Dışişleri Bakanı Nikos Dendias’ın Ankara ziyareti, iki ülke arasındaki gergin gidişatı, beklenenin aksine, daha da germekten öteye gitmedi. Ancak hani ne bir taraftan da ND hükümetinin istediği zaten bu muydu demekten kendimi alamıyorum.
Türk-Yunan sorunları kronik hastalık gibi, çözümü yok. Ömür bitiyor, nesiller gelip geçiyor, Türk-Yunan krizleri bitmiyor.
Üstelik “hadi gel çözelim desen”, çözemeyeceğin kadar çok, dağ gibi sorun birikmiş önünde duruyor…
Yayını izlemek için videoya TIKLAYIN
Dediğim gibi, iki ülke arasında sorunlar bir değil iki değil: Kıbrıs sorunu, Ege ve Doğu Akdeniz’de deniz sınırları, hava sahası sınırları, Münhasır Ekonomik Bölge (MEB) sınırları, kıta sahanlığı sınırları, casus-belli ilanı, Türkiye-Libya-Yunanistan gerilimi, mülteci krizi, Meriç’te (Evros) Yunan-Türk sınırında gerginlik, azınlıklar sorunu derken say say krizler bitmiyor.
İki ülke yetkilileri de bunca sorun yumağının kolay kolay çözülemeyeceğini bildiklerinden, zamanında “istikşafi görüşmeler” dedikleri bir düzen ile durumu idare etmeye çalışıyorlar. Dönem dönem bir araya gelip masaya oturuyorlar, zaten çözemeyecekleri sorunları değil de, hiç değilse gerginliği düşürücü bir şey yapılabilir mi diye bakıp geri dönüyorlar.
Bakan Dendias’ın Ankara ziyaretiyle son beş aydır Doğu Akdeniz ekseninde Yunanistan ile Türkiye arasında zirve yapan gerilimin bir nebze olsun düşürülmesi ve tarafların iletişim kanallarını tekrar açması hedefleniyordu.

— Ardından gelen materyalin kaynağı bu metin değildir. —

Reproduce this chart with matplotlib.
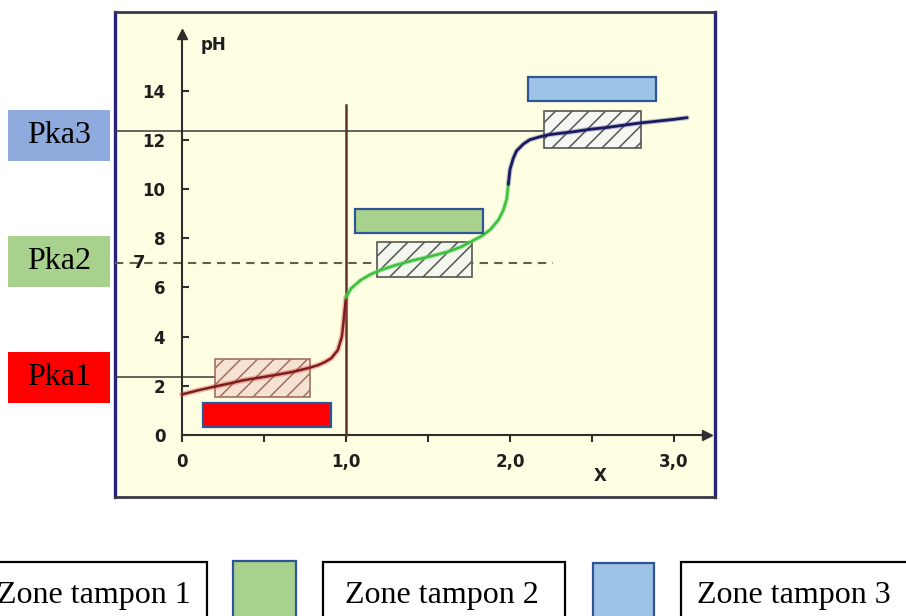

Hiçbir konuda anlaşamasalar bile Yunanistan ile Türkiye’nin kendi aralarındaki iletişim kanallarını açık tutması iki ülke arasında yaşanabilecek daha büyük krizlerin önüne geçebilmeleri için gerekliydi.
Ancak istenen buysa bile, Ankara ziyareti tam aksine neden oldu. Bir adım ileri gidilecekken bir adım geri atıldı…
Ender vakalar dışında Yunan ve Türk tarafları kapalı kapılar ardında tartışsalar da kamuoyuna açık basın toplantılarında gerginlikten kaçınırlardı.
Ankara’da kapalı kapılar ardında Nikos Dendias ile Mevlüt Çavuşoğlu’nun arasında geçen tartışmaların bu sefer gazetecilerin ve kameraların önünde tekrar yaşanması bu yüzden alışık olduğumuz bir durum değil.
İşlerin ters gittiğini alenen gösteren bu tartışma hiç şüphesiz iki ülke arasındaki gerginliğin devam edeceği izlenimini doğuruyor.
Öte yandan iki ülke arasında 18 aydır ciddi bir iletişim mekanizmasının olmaması, bu tür ziyaretlerin daha da gergin geçmesine neden oluyor.
Hatırlarsanız Dendias-Çavuşoğlu tartışmasının bir benzerini Erdoğan’ın 2017’deki Atina ziyaretinde yaşamıştık. Dönemin Cumhurbaşkanı Pavlopulos ile Cumhurbaşkanı Erdoğan arasında kamuoyu önünde gerginlik yaşamıştı.
Aradan bu kadar zaman geçti. Ancak dün Ankara’da gördüklerimiz, iki ülke arasında hiçbir şeyin düzelmediğini, aksine ilişkilerin daha da kötüye gittiğini gösterdi.
Edindiğimiz tecrübe ve gördüklerimiz, iki komşu Türkiye ile Yunanistan’ın daha uzun yıllar aralarındaki ihtilafları çözemeyeceklerini gösteriyor. Hiç çekinmeden söyleyelim: Ömür biter Türk-Yunan krizleri bitmez.